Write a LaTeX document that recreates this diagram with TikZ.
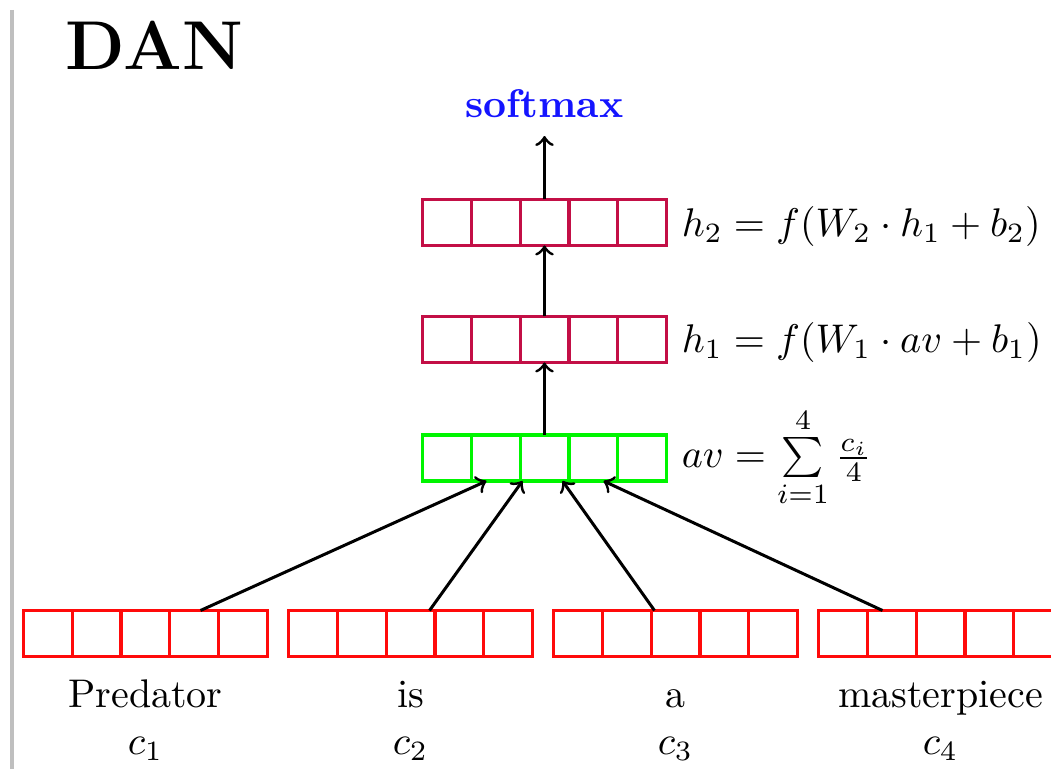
\documentclass[tikz,border=0pt]{standalone}
\usetikzlibrary{calc}
\definecolor{hred}{RGB}{195,15,70}
\definecolor{vgreen}{RGB}{0,245,0}
\definecolor{vred}{RGB}{255,10,10}
\definecolor{smblue}{RGB}{20,20,255}
\begin{document}
\begin{tikzpicture}[x=0.25pt,y=-0.25pt,
  vec/.style={draw, line width=0.8pt, minimum width=61pt, minimum height=11.5pt, inner sep=0pt, outer sep=0pt},
  arr/.style={->, line width=0.75pt},
  lbl/.style={anchor=base west, inner sep=0pt},
  word/.style={anchor=base, inner sep=0pt}]
\useasboundingbox (0,0) rectangle (1051,769);
\clip (0,0) rectangle (1051,769);
\draw[black!25, line width=1pt] (12,10) -- (12,775);
\node[anchor=base west, inner sep=0pt, font=\LARGE\bfseries] (title) at (65,70) {DAN};
% vectors
\node[vec, draw=hred] (h2) at (544.5,222.5) {};
\node[vec, draw=hred] (h1) at (544.5,339.5) {};
\node[vec, draw=vgreen] (av) at (544.5,458) {};
\node[vec, draw=vred] (v1) at (145.5,633.5) {};
\node[vec, draw=vred] (v2) at (410.5,633.5) {};
\node[vec, draw=vred] (v3) at (675.5,633.5) {};
\node[vec, draw=vred] (v4) at (940.5,633.5) {};
\foreach \v/\c in {h2/hred,h1/hred,av/vgreen,v1/vred,v2/vred,v3/vred,v4/vred}
  \foreach \k in {1,...,4}
    \draw[\c, line width=0.8pt] ($(\v.north west)!\k/5!(\v.north east)$) -- ($(\v.south west)!\k/5!(\v.south east)$);
% softmax
\node[anchor=base, inner sep=4.25pt, text=smblue, font=\bfseries] (sm) at (544.5,118) {softmax};
% arrows
\draw[arr] (h2.north) -- (sm.south);
\draw[arr] (h1.north) -- (h2.south);
\draw[arr] (av.north) -- (h1.south);
\draw[arr] ($(v1.north west)+(177,0)$) -- ($(av.south west)+(64,0)$);
\draw[arr] ($(v2.north west)+(141,0)$) -- ($(av.south west)+(100,0)$);
\draw[arr] ($(v3.north west)+(101,0)$) -- ($(av.south west)+(140,0)$);
\draw[arr] ($(v4.north west)+(64,0)$) -- ($(av.south west)+(181,0)$);
% formulas
\node[lbl] (fh2) at (681,237) {$h_2 = f(W_2 \cdot h_1 + b_2)$};
\node[lbl] (fh1) at (681,353) {$h_1 = f(W_1 \cdot av + b_1)$};
\node[lbl] (fav) at (681,468) {$av = \sum\limits_{i=1}^{4} \frac{c_i}{4}$};
% words
\node[word] (w1) at (145.5,708) {Predator};
\node[word] (w2) at (410.5,708) {is};
\node[word] (w3) at (675.5,708) {a};
\node[word] (w4) at (940.5,708) {masterpiece};
\node[word] (c1) at (145.5,755) {$c_1$};
\node[word] (c2) at (410.5,755) {$c_2$};
\node[word] (c3) at (675.5,755) {$c_3$};
\node[word] (c4) at (940.5,755) {$c_4$};
\end{tikzpicture}
\end{document}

_SET TASK_:
Reproduce the whole listing word for word, setting aside any pictures.

_FINISHED ANSWER_:
Write a LaTeX document that recreates this diagram with TikZ.
\documentclass[tikz,border=0pt]{standalone}
\usetikzlibrary{calc}
\definecolor{hred}{RGB}{195,15,70}
\definecolor{vgreen}{RGB}{0,245,0}
\definecolor{vred}{RGB}{255,10,10}
\definecolor{smblue}{RGB}{20,20,255}
\begin{document}
\begin{tikzpicture}[x=0.25pt,y=-0.25pt,
  vec/.style={draw, line width=0.8pt, minimum width=61pt, minimum height=11.5pt, inner sep=0pt, outer sep=0pt},
  arr/.style={->, line width=0.75pt},
  lbl/.style={anchor=base west, inner sep=0pt},
  word/.style={anchor=base, inner sep=0pt}]
\useasboundingbox (0,0) rectangle (1051,769);
\clip (0,0) rectangle (1051,769);
\draw[black!25, line width=1pt] (12,10) -- (12,775);
\node[anchor=base west, inner sep=0pt, font=\LARGE\bfseries] (title) at (65,70) {DAN};
% vectors
\node[vec, draw=hred] (h2) at (544.5,222.5) {};
\node[vec, draw=hred] (h1) at (544.5,339.5) {};
\node[vec, draw=vgreen] (av) at (544.5,458) {};
\node[vec, draw=vred] (v1) at (145.5,633.5) {};
\node[vec, draw=vred] (v2) at (410.5,633.5) {};
\node[vec, draw=vred] (v3) at (675.5,633.5) {};
\node[vec, draw=vred] (v4) at (940.5,633.5) {};
\foreach \v/\c in {h2/hred,h1/hred,av/vgreen,v1/vred,v2/vred,v3/vred,v4/vred}
  \foreach \k in {1,...,4}
    \draw[\c, line width=0.8pt] ($(\v.north west)!\k/5!(\v.north east)$) -- ($(\v.south west)!\k/5!(\v.south east)$);
% softmax
\node[anchor=base, inner sep=4.25pt, text=smblue, font=\bfseries] (sm) at (544.5,118) {softmax};
% arrows
\draw[arr] (h2.north) -- (sm.south);
\draw[arr] (h1.north) -- (h2.south);
\draw[arr] (av.north) -- (h1.south);
\draw[arr] ($(v1.north west)+(177,0)$) -- ($(av.south west)+(64,0)$);
\draw[arr] ($(v2.north west)+(141,0)$) -- ($(av.south west)+(100,0)$);
\draw[arr] ($(v3.north west)+(101,0)$) -- ($(av.south west)+(140,0)$);
\draw[arr] ($(v4.north west)+(64,0)$) -- ($(av.south west)+(181,0)$);
% formulas
\node[lbl] (fh2) at (681,237) {$h_2 = f(W_2 \cdot h_1 + b_2)$};
\node[lbl] (fh1) at (681,353) {$h_1 = f(W_1 \cdot av + b_1)$};
\node[lbl] (fav) at (681,468) {$av = \sum\limits_{i=1}^{4} \frac{c_i}{4}$};
% words
\node[word] (w1) at (145.5,708) {Predator};
\node[word] (w2) at (410.5,708) {is};
\node[word] (w3) at (675.5,708) {a};
\node[word] (w4) at (940.5,708) {masterpiece};
\node[word] (c1) at (145.5,755) {$c_1$};
\node[word] (c2) at (410.5,755) {$c_2$};
\node[word] (c3) at (675.5,755) {$c_3$};
\node[word] (c4) at (940.5,755) {$c_4$};
\end{tikzpicture}
\end{document}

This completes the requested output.